It is natural that counseling professionals have a probability of encountering persons with whom they have had personal relationships in the course of executing their duties. The fact raises a lot of questions regarding the involvement of therapists with close persons. There are situations when counselors have been successful in doing therapy to their close friends especially if the therapist and the patient live in a big town. However, negative implications have been significant on many occasions.
A therapist cannot provide his/her services to a patient with whom he/she has had a personal relationship because it is against the fundamental rule in psychotherapy. The rule states that there should be no relationship with the patient outside the consulting room and objectivity and neutrality should be maintained towards the patient. A therapeutic relationship should not be a friendship because the therapist and the patient should not have a relationship outside the consulting room. There is a danger of a therapy session not being effective because if a patient is a close friend to the therapist, it means he/she understands the traits of the therapist. For instance, a patient can know that the therapist doesn’t like people who lie in a relationship, if the patient has not been faithful to his/her partner, then the information cannot be easily given to the counseling profession. Since the therapist only works with the information at hand, then the amount of help is limited. The disadvantage with friendship is that both parties regularly share who they are and that is why it may be a disaster for therapy to provide services to a close person. A therapist also tends to be biased in friend and family relationships, and thus they have difficulty in being objective in their profession. Hence, therapists should avoid scenarios where therapy goals and success may be hindered.

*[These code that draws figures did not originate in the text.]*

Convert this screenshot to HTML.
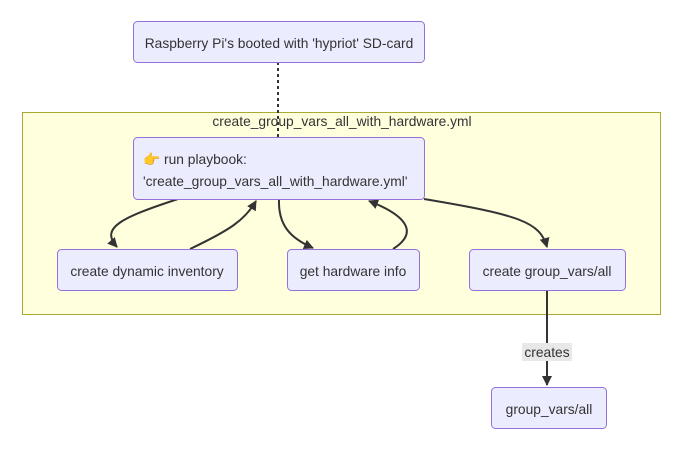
<!DOCTYPE html>
<html><head><style>body{margin:0;background:#fff}svg{display:block;font-family:"Liberation Sans",sans-serif}</style></head><body>
<svg width="686" height="453" viewBox="0 0 686 453" xmlns="http://www.w3.org/2000/svg">
<defs><marker id="a" viewBox="0 0 10 10" refX="9" refY="5" markerWidth="5" markerHeight="5" orient="auto"><path d="M0,0L10,5L0,10z" fill="#333"/></marker></defs>
<rect x="22.5" y="112.5" width="638" height="202" fill="#ffffde" stroke="#aaaa33"/>
<text x="342" y="126" text-anchor="middle" font-size="13.8" fill="#333">create_group_vars_all_with_hardware.yml</text>
<line x1="278" y1="62" x2="278" y2="137" stroke="#333" stroke-width="2" stroke-dasharray="3,3"/>
<g fill="none" stroke="#333" stroke-width="2">
<path d="M178,199 C120,218 100,228 117,247" marker-end="url(#a)"/>
<path d="M190,249 C230,230 245,220 256,201" marker-end="url(#a)"/>
<path d="M279,199 C278,225 290,238 313,248" marker-end="url(#a)"/>
<path d="M393,249 C420,232 405,215 369,201" marker-end="url(#a)"/>
<path d="M424,199 C520,215 540,222 547,247" marker-end="url(#a)"/>
<path d="M547,290 L547,385" marker-end="url(#a)"/>
</g>
<g fill="#ececff" stroke="#9370db">
<rect x="133.5" y="21.5" width="291" height="41" rx="4"/>
<rect x="133.5" y="137.5" width="291" height="62" rx="4"/>
<rect x="57.5" y="249.5" width="180" height="41" rx="4"/>
<rect x="287.5" y="249.5" width="132" height="41" rx="4"/>
<rect x="469.5" y="249.5" width="156" height="41" rx="4"/>
<rect x="491.5" y="387.5" width="115" height="41" rx="4"/>
</g>
<rect x="522" y="343" width="50" height="18" fill="#e8e8e8"/>
<g font-size="13.8" fill="#333" text-anchor="middle">
<text x="279" y="48">Raspberry Pi's booted with 'hypriot' SD-card</text>
<text x="143" y="164" text-anchor="start">👉 run playbook:</text>
<text x="143" y="186" text-anchor="start">'create_group_vars_all_with_hardware.yml'</text>
<text x="147" y="276">create dynamic inventory</text>
<text x="353" y="276">get hardware info</text>
<text x="547" y="276">create group_vars/all</text>
<text x="549" y="414">group_vars/all</text>
<text x="547" y="357">creates</text>
</g>
</svg>
</body></html>
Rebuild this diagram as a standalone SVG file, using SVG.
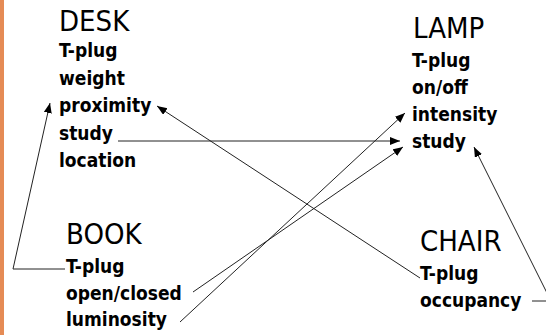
<svg xmlns="http://www.w3.org/2000/svg" width="546" height="335" viewBox="0 0 546 335">
<defs>
<style>
.t{font-family:"DejaVu Sans Condensed","DejaVu Sans",sans-serif;font-size:29px;fill:#000}
.i{font-family:"DejaVu Sans Condensed","DejaVu Sans",sans-serif;font-size:19px;font-weight:bold;fill:#000}
.c{fill:none;stroke:#222;stroke-width:1}
</style>
<marker id="ah" markerUnits="userSpaceOnUse" markerWidth="11" markerHeight="9" refX="10" refY="4" orient="auto">
<path d="M0,0 L10,4 L0,8 z" fill="#000"/>
</marker>
</defs>
<rect x="0" y="0" width="546" height="335" fill="#fff"/>
<rect x="0" y="0" width="4" height="335" fill="#E58B55"/>
<g id="desk">
<text class="t" x="59" y="31">DESK</text>
<text class="i" x="59" y="57">T-plug</text>
<text class="i" x="59" y="85">weight</text>
<text class="i" x="59" y="112">proximity</text>
<text class="i" x="59" y="140">study</text>
<text class="i" x="59" y="167">location</text>
</g>
<g id="lamp">
<text class="t" x="413" y="38">LAMP</text>
<text class="i" x="412" y="67">T-plug</text>
<text class="i" x="412" y="94">on/off</text>
<text class="i" x="412" y="121">intensity</text>
<text class="i" x="412" y="148">study</text>
</g>
<g id="book">
<text class="t" x="66" y="244">BOOK</text>
<text class="i" x="66" y="273">T-plug</text>
<text class="i" x="66" y="300">open/closed</text>
<text class="i" x="66" y="326">luminosity</text>
</g>
<g id="chair">
<text class="t" x="420" y="251">CHAIR</text>
<text class="i" x="420" y="280">T-plug</text>
<text class="i" x="420" y="307">occupancy</text>
</g>
<g id="connectors">
<polyline class="c" points="118,141 400,141" marker-end="url(#ah)"/>
<polyline class="c" points="193,292 403,147" marker-end="url(#ah)"/>
<polyline class="c" points="180,322 405,113" marker-end="url(#ah)"/>
<polyline class="c" points="420,278 157,106" marker-end="url(#ah)"/>
<polyline class="c" points="65,269 13,269 50,103" marker-end="url(#ah)"/>
<polyline class="c" points="532,301 551,301 474,147" marker-end="url(#ah)"/>
</g>
</svg>
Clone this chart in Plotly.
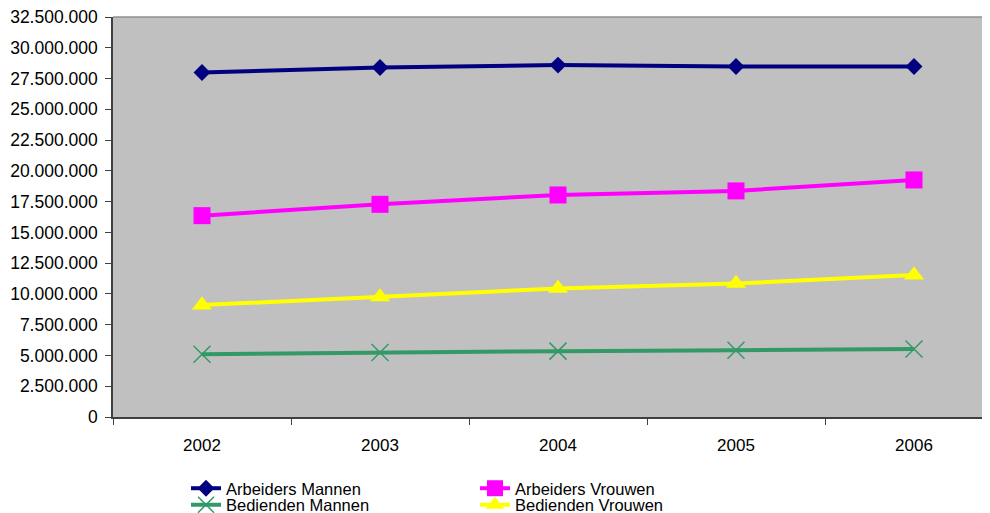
import plotly.graph_objects as go

years = ["2002", "2003", "2004", "2005", "2006"]
arbeiders_mannen = [27990000, 28400000, 28590000, 28480000, 28480000]
arbeiders_vrouwen = [16360000, 17280000, 18040000, 18370000, 19260000]
bedienden_mannen = [5100000, 5240000, 5350000, 5430000, 5530000]
bedienden_vrouwen = [9090000, 9760000, 10450000, 10850000, 11530000]

FONT = "Liberation Sans, Arial, sans-serif"

fig = go.Figure()
fig.add_trace(go.Scatter(
    x=years, y=arbeiders_mannen, name="Arbeiders Mannen", mode="lines+markers",
    line=dict(color="#000080", width=4),
    marker=dict(symbol="diamond", size=13, color="#000080"),
    legend="legend"))
fig.add_trace(go.Scatter(
    x=years, y=arbeiders_vrouwen, name="Arbeiders Vrouwen", mode="lines+markers",
    line=dict(color="#FF00FF", width=4),
    marker=dict(symbol="square", size=17, color="#FF00FF"),
    legend="legend2"))
fig.add_trace(go.Scatter(
    x=years, y=bedienden_mannen, name="Bedienden Mannen", mode="lines+markers",
    line=dict(color="#339966", width=4),
    marker=dict(symbol="x-thin-open", size=17, color="#339966",
                line=dict(color="#339966", width=1.5)),
    legend="legend3"))
fig.add_trace(go.Scatter(
    x=years, y=bedienden_vrouwen, name="Bedienden Vrouwen", mode="lines+markers",
    line=dict(color="#FFFF00", width=4),
    marker=dict(symbol="triangle-up", size=17.5, color="#FFFF00"),
    legend="legend4"))

leg_common = dict(xref="paper", yref="paper", xanchor="left", yanchor="middle",
                  bgcolor="rgba(0,0,0,0)", font=dict(family=FONT, size=16.5, color="black"),
                  itemclick=False, itemdoubleclick=False)
PW = 885
x1, x2 = 73 / PW, 362 / PW
r1, r2 = (417 - 488.5) / 400, (417 - 505) / 400

fig.update_layout(
    width=990, height=513,
    margin=dict(l=105, r=0, t=9, b=104, autoexpand=False),
    paper_bgcolor="white",
    plot_bgcolor="#C0C0C0",
    separators=",.",
    font=dict(family=FONT, size=17, color="black"),
    showlegend=True,
    legend=dict(x=x1, y=r1, **leg_common),
    legend2=dict(x=x2, y=r1, **leg_common),
    legend3=dict(x=x1, y=r2, **leg_common),
    legend4=dict(x=x2, y=r2, **leg_common),
    xaxis=dict(
        type="category", range=[-0.5, -0.5 + PW / 178], tickson="boundaries",
        ticks="outside", ticklen=6, tickcolor="#404040", tickwidth=1,
        showline=True, linecolor="#404040", linewidth=1.5,
        showgrid=False, zeroline=False, ticklabelstandoff=12, tickangle=0,
        ticklabeloverflow="allow",
        tickfont=dict(family=FONT, size=17, color="black"), fixedrange=True),
    yaxis=dict(
        range=[0, 32500000], dtick=2500000, tick0=0, tickformat=",d",
        ticks="outside", ticklen=6, tickcolor="#404040", tickwidth=1,
        showline=True, linecolor="#404040", linewidth=1.5,
        showgrid=False, zeroline=False, ticklabelstandoff=4,
        ticklabeloverflow="allow",
        tickfont=dict(family=FONT, size=17.5, color="black"), fixedrange=True),
    shapes=[dict(type="line", xref="paper", yref="paper", x0=0, x1=1, y0=1, y1=1,
                 line=dict(color="#909090", width=1.5))],
)

fig.write_html("out.html")
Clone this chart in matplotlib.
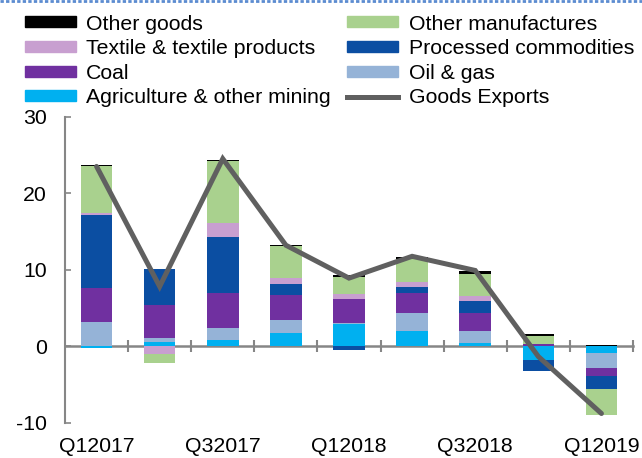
import numpy as np
import matplotlib
matplotlib.use("Agg")
import matplotlib.pyplot as plt
from matplotlib.patches import Patch
from matplotlib.lines import Line2D

plt.rcParams['font.family'] = ['Liberation Sans', 'DejaVu Sans']
plt.rcParams['axes.unicode_minus'] = False

quarters = ["Q12017", "Q22017", "Q32017", "Q42017", "Q12018",
            "Q22018", "Q32018", "Q42018", "Q12019"]
tick_labels = ["Q12017", "", "Q32017", "", "Q12018", "", "Q32018", "", "Q12019"]

agri = [-0.2, 0.5, 0.8, 1.75, 2.9, 2.0, 0.45, -1.75, -0.9]
oil_gas = [3.1, 0.55, 1.6, 1.7, 0.15, 2.3, 1.55, 0.0, -2.0]
coal = [4.5, 4.35, 4.6, 3.2, 3.15, 2.6, 2.3, 0.35, -1.0]
processed = [9.5, 4.7, 7.3, 1.5, -0.5, 0.9, 1.65, -1.45, -1.75]
textile = [0.35, -1.0, 1.85, 0.75, 0.6, 0.6, 0.55, 0.0, 0.0]
other_manuf = [6.05, -1.2, 8.05, 4.2, 2.3, 3.05, 2.95, 1.0, -3.4]
other_goods = [0.2, 0.0, 0.1, 0.1, 0.15, 0.2, 0.4, 0.3, 0.2]
goods_exports = [23.5, 7.8, 24.5, 13.2, 8.9, 11.75, 9.9, -1.35, -8.8]

series = [
    ("Agriculture & other mining", agri, "#00b0f0"),
    ("Oil & gas", oil_gas, "#95b3d7"),
    ("Coal", coal, "#7030a0"),
    ("Processed commodities", processed, "#0b4ea2"),
    ("Textile & textile products", textile, "#c89fd0"),
    ("Other manufactures", other_manuf, "#a9d18e"),
    ("Other goods", other_goods, "#000000"),
]

W, H = 642, 458
fig = plt.figure(figsize=(W / 100, H / 100), dpi=100)
ax = fig.add_axes([65 / W, (H - 422.7) / H, (633 - 65) / W, (422.7 - 116.7) / H])

x = np.arange(len(quarters))
pos_bottom = np.zeros(len(x))
neg_bottom = np.zeros(len(x))
for name, vals, col in series:
    v = np.array(vals, dtype=float)
    bottoms = np.where(v >= 0, pos_bottom, neg_bottom)
    ax.bar(x, v, width=0.5, bottom=bottoms, color=col, edgecolor='none', zorder=2)
    pos_bottom += np.where(v >= 0, v, 0)
    neg_bottom += np.where(v < 0, v, 0)

ax.plot(x, goods_exports, color="#606060", linewidth=3.6, zorder=4,
        solid_joinstyle='miter', solid_capstyle='round')

ax.set_xlim(-0.5, len(x) - 0.5)
ax.set_ylim(-10, 30)
ax.set_yticks([-10, 0, 10, 20, 30])

fs = 15.3
gray = "#868686"
for s in ["top", "right", "bottom"]:
    ax.spines[s].set_visible(False)
ax.spines["left"].set_color(gray)
ax.spines["left"].set_linewidth(1.5)
ax.tick_params(axis='y', direction='in', length=4.5, width=1.2, color=gray,
               labelsize=fs, pad=13)
ax.set_xticks(x)
ax.set_xticklabels(tick_labels)
ax.tick_params(axis='x', length=0, labelsize=fs, pad=10)

sec = ax.secondary_xaxis(0, transform=ax.transData)
sec.spines["bottom"].set_color(gray)
sec.spines["bottom"].set_linewidth(1.8)
sec.set_xticks(np.arange(0.5, len(x), 1.0))
sec.tick_params(axis='x', direction='inout', length=9, width=1.5, color=gray,
                labelbottom=False)

handles = [
    Patch(color="#000000"),
    Patch(color="#c89fd0"),
    Patch(color="#7030a0"),
    Patch(color="#00b0f0"),
    Patch(color="#a9d18e"),
    Patch(color="#0b4ea2"),
    Patch(color="#95b3d7"),
    Line2D([0], [0], color="#606060", linewidth=3.6),
]
labels = ["Other goods", "Textile & textile products", "Coal",
          "Agriculture & other mining", "Other manufactures",
          "Processed commodities", "Oil & gas", "Goods Exports"]
fig.legend(handles, labels, loc='upper left', bbox_to_anchor=(25 / W, (H - 14.5) / H),
           ncol=2, frameon=False, fontsize=fs, borderpad=0, borderaxespad=0,
           handlelength=2.38, handleheight=0.42, handletextpad=0.5,
           labelspacing=0.265, columnspacing=0.78)

fig.add_artist(Line2D([0, 1], [1 - 1 / H, 1 - 1 / H], transform=fig.transFigure,
                      color="#5b8bd0", linewidth=2, linestyle=(0, (1.2, 0.8))))

fig.savefig("out.png", dpi=100)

Given the fact that there is the impossibility of perfection in the counselling profession, there are a lot of negative implications posed to clients as a result of violations by therapists. Regularly, ethical violations can be difficult to identify, and clients should be keen to notice the loopholes. Since there are no perfect ways of doing therapy, professionals should do everything to protect every person who gets their services. However, to balance punishment vs rehabilitation by considering the harm that clients may be exposed to, as a member of the board, I will base my decisions on the complaints received from clients. Therefore, clients should be motivated to give an honest report to the organization for any legal actions to be taken in advance. If the report received from the client shows that there are some minor mistakes from the therapist, then the therapist shall be notified of the difficulty the client is undergoing, and the board shall give suggestions to improve the situation. For instance, if the therapy commits minor errors while doing therapy, the errors can violate a patient, but it may not attract charges against the therapists.
If the complaints show some serious issues with the therapists, then punishment is considered. Violations such as practising sexual relationship with clients and encouraging harmful activities such as crime should lead to automatic loss of license and possible legal actions against the therapists. Therapists should not be given a second chance if they commit severe violations because the outcomes are disastrous to both the clients and the society. Minor mistakes can be unintentional or due to inadequate training and such errors can be pardoned.
However, frequent minor mistakes should not be tolerated as it encourages laxity in the profession; warnings should be given to such therapists. The counselling profession should be given the seriousness it deserves.